Soru

Cemaatin katkısı

Âhirzamanda yaşadığımız bir gerçek. Peki cemaatleşmenin bu zamandaki katkısını öğreneilirmiyim.?

Tarih: 13.07.2011 18:22:23
Okunma: 4887

Cevap

İslamiyetin esaslarına baktığımızda bir çok hükümleri cemaatle beraber yapılmaktadır. Namazlar özellikle Cuma ve bayram namazları cemaatle kılınır. Vakit namazları cemaatle kılınması teşvik edilmiştir. Hac cemaatle yapılıyor. Zekat bir cemaat şuuru içinde veriliyor. Müslüman ihtiyaç sahipleri gözetiliyor. Kur’an-ı Kerimde birliktelik vurgusu oldukça çok yapılmaktadır. Dualarımız bütün Müslümanları içine almaktadır. Diyebiliriz ki İslam dinin ruhunda bir cemaat bilinci, şuuru yatmaktadır.

 

Eskiden dalalet bir şahıstan veya şahıslardan gelirdi. Bu tehlikeyi dâhi olan bir hidayet yıldızı(âlim, evliya, mürşid) bertaraf ederdi. İmanın esaslarına ve köklerine hücum yoktu ve erkân-ı iman sarsılmıyordu. Şimdi ise, iman ve marifetin köklerine ve temel esaslarına şiddetli ve cemaatli bir surette taarruz ediliyor.

 

Ehl-i dalalet cemiyetçilik ve komitecilik esasıyla bir şahs-ı manevi ve habis bir ruh meydana getirdi. Bu sayede umum Müslümanların vicdanlarına, kalblerine hücum ederek imanlarını zayıflatmaya çalıştı. Sosyal hayat ve toplum hayatı fesada girdi. Din duygusu zayıfladı. Müslüman halkın taklidi olan imanlarını, İslami sembolleri (şeairleri) kaldırmakla veya etkisiz hale getirmekle sarstılar. İslamiyet za’fa düştü.

 

Cemaat ruhuyla İslamiyet’e hücum eden ehl-i dalalete karşı ferdî, şahsî dehalar ve hareketler ise mağlup olur. Başarılı olunamayacağı aşikardır.

 

Bu halde gâyet kuvvetli ve kesretli ve dayanışma içinde olan bir cemaat lazım ki, Âlem-i İslâmın terakkiyat-ı maneviyesinde sebeb olup yardım etsin. Çünkü şu zaman, cemaat zamanıdır; şahıs zamanı değil! Şahıs ne kadar dâhî ve hattâ yüz dâhî derecesinde olsa, bir cemaatın mümessili olmazsa, bir cemaatin şahs-ı manevîsini temsil etmezse; muhalif bir cemaatın şahs-ı manevîsine karşı mağlubdur.

 

Hem cemaatin ruhu dış etkilere karşı daha metindir. Çünkü Cemaatte olan kuvvet, ferdde yoktur. Meselâ çok iplerden oluşan bir urgandaki kuvvet, ipler birbirinden ayrı olduğu zaman bulunmaz. Hem cemaat İslamiyeti yaşamak ve yaşatmak konusunda daha etkilidir.

 

Hem hakikaten bir cemaatin hareketiyle meydana gelen müsbet gelişmeler ve güzellikler ve şeref daha fazladır.
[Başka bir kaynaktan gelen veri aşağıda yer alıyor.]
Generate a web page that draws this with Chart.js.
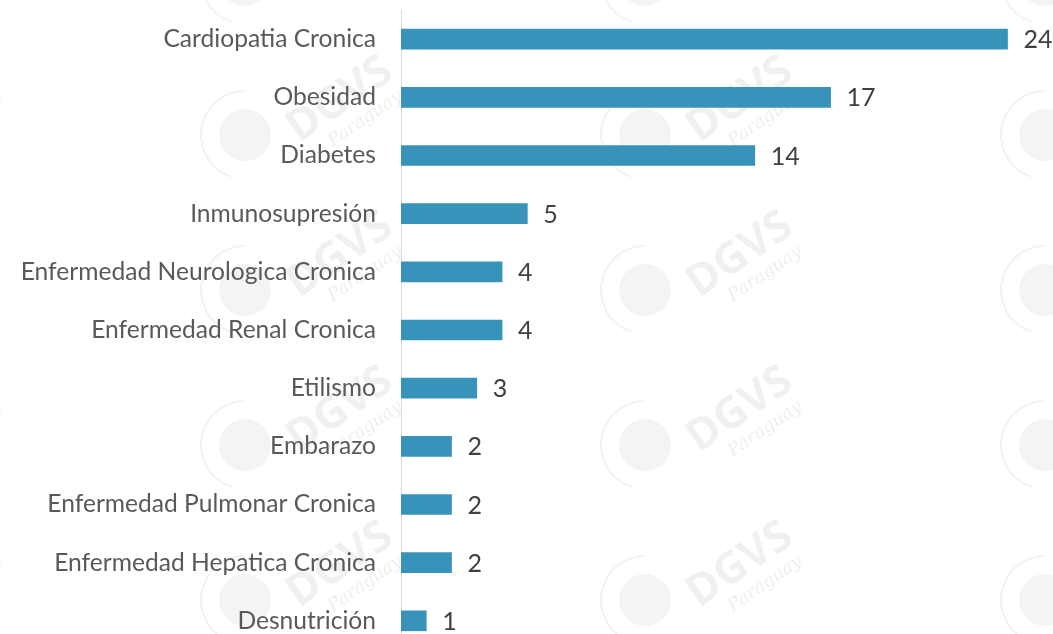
<!DOCTYPE html>
<html>
<head>
<meta charset="utf-8">
<script src="https://cdn.jsdelivr.net/npm/chart.js@4/dist/chart.umd.min.js"></script>
<style>
  html, body { margin: 0; padding: 0; background: #fff; overflow: hidden; }
  #wrap { width: 1053px; height: 660px; position: relative; }
</style>
</head>
<body>
<div id="wrap"><canvas id="factores"></canvas></div>
<script>
// categorias y casos
let categorias = [
  "Cardiopatia Cronica",
  "Obesidad",
  "Diabetes",
  "Inmunosupresión",
  "Enfermedad Neurologica Cronica",
  "Enfermedad Renal Cronica",
  "Etilismo",
  "Embarazo",
  "Enfermedad Pulmonar Cronica",
  "Enfermedad Hepatica Cronica",
  "Desnutrición"
];
let casos = [24, 17, 14, 5, 4, 4, 3, 2, 2, 2, 1];

// faint tiled watermark behind the chart
let watermark = {
  id: "watermark",
  beforeDraw(chart) {
    let ctx = chart.ctx;
    ctx.save();
    let cols = [-60, 340, 740, 1140];
    let rows = [-55, 100, 255, 410, 565, 720];
    for (let cx of cols) {
      for (let cy of rows) {
        // globe
        ctx.fillStyle = "rgba(0,0,0,0.045)";
        ctx.beginPath();
        ctx.arc(cx - 95, cy + 35, 26, 0, Math.PI * 2);
        ctx.fill();
        ctx.strokeStyle = "rgba(0,0,0,0.05)";
        ctx.lineWidth = 2;
        ctx.beginPath();
        ctx.arc(cx - 95, cy + 35, 44, Math.PI * 0.6, Math.PI * 1.5);
        ctx.stroke();
        // text
        ctx.save();
        ctx.translate(cx, cy);
        ctx.rotate(-0.6);
        ctx.fillStyle = "rgba(0,0,0,0.06)";
        ctx.font = "bold 44px 'Open Sans'";
        ctx.textAlign = "center";
        ctx.textBaseline = "middle";
        ctx.fillText("DGVS", 0, 0);
        ctx.fillStyle = "rgba(0,0,0,0.07)";
        ctx.font = "italic 18px 'DejaVu Serif'";
        ctx.fillText("Paraguay", 10, 30);
        ctx.restore();
      }
    }
    ctx.restore();
  }
};

// value labels at the end of each bar
let valueLabels = {
  id: "valueLabels",
  afterDatasetsDraw(chart) {
    let ctx = chart.ctx;
    let meta = chart.getDatasetMeta(0);
    ctx.save();
    ctx.font = "25px Lato";
    ctx.fillStyle = "#404040";
    ctx.textAlign = "left";
    ctx.textBaseline = "middle";
    meta.data.forEach(function(bar, i) {
      ctx.fillText(String(casos[i]), bar.x + 16, bar.y + 1);
    });
    ctx.restore();
  }
};

let chart = new Chart(document.getElementById("factores"), {
  type: "bar",
  data: {
    labels: categorias,
    datasets: [
      {
        data: casos,
        backgroundColor: "#3893bb",
        barThickness: 20
      }
    ]
  },
  options: {
    indexAxis: "y",
    responsive: true,
    maintainAspectRatio: false,
    animation: false,
    layout: { padding: 0 },
    plugins: { legend: { display: false }, tooltip: { enabled: false } },
    scales: {
      x: {
        display: false,
        min: 0,
        max: 25.8
      },
      y: {
        afterFit: function(scale) { scale.width = 401; },
        grid: { display: false, drawTicks: true, tickLength: 25 },
        border: { display: true, color: "#d9d9d9", width: 1 },
        ticks: {
          padding: 0,
          color: "#595959",
          font: { family: "Lato", size: 24.6, lineHeight: 0.82 }
        }
      }
    }
  },
  plugins: [watermark, valueLabels]
});
</script>
</body>
</html>
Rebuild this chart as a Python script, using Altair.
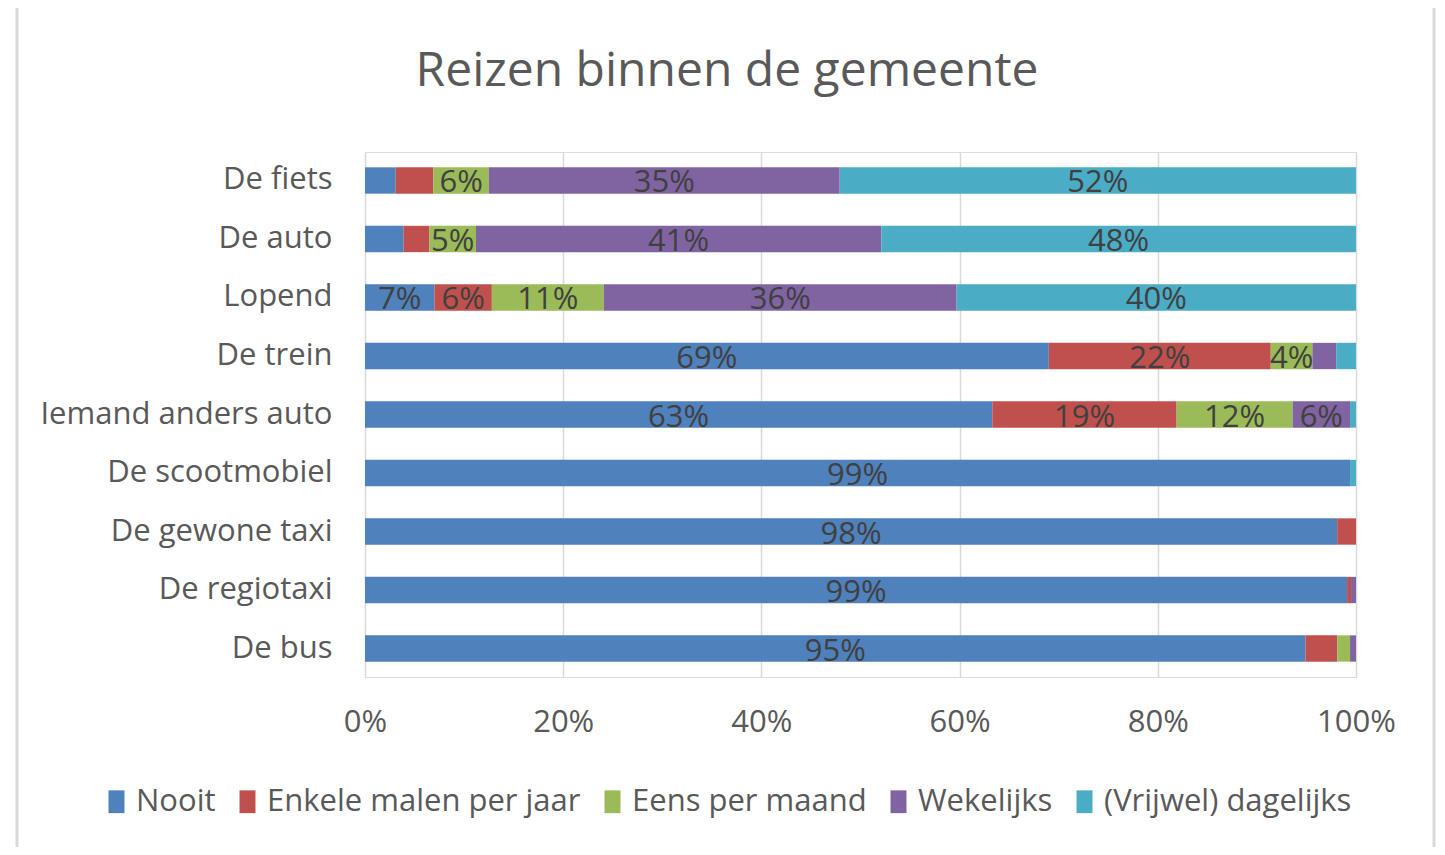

Hem Allah için olan kardeşlik dairesindeki insanların içinde ciddî, samimî dayanışmanın çok kerametleri olabilir. Cemaatın ruhu olan şahs-ı manevî eğer müstakim olsa, ziyade parlak ve kâmil olur. Hattâ şöyle bir cemaatin şahs-ı manevîsi bir veliyy-i kâmil hükmüne geçebilir, ilahi yardımlara mazhar olur.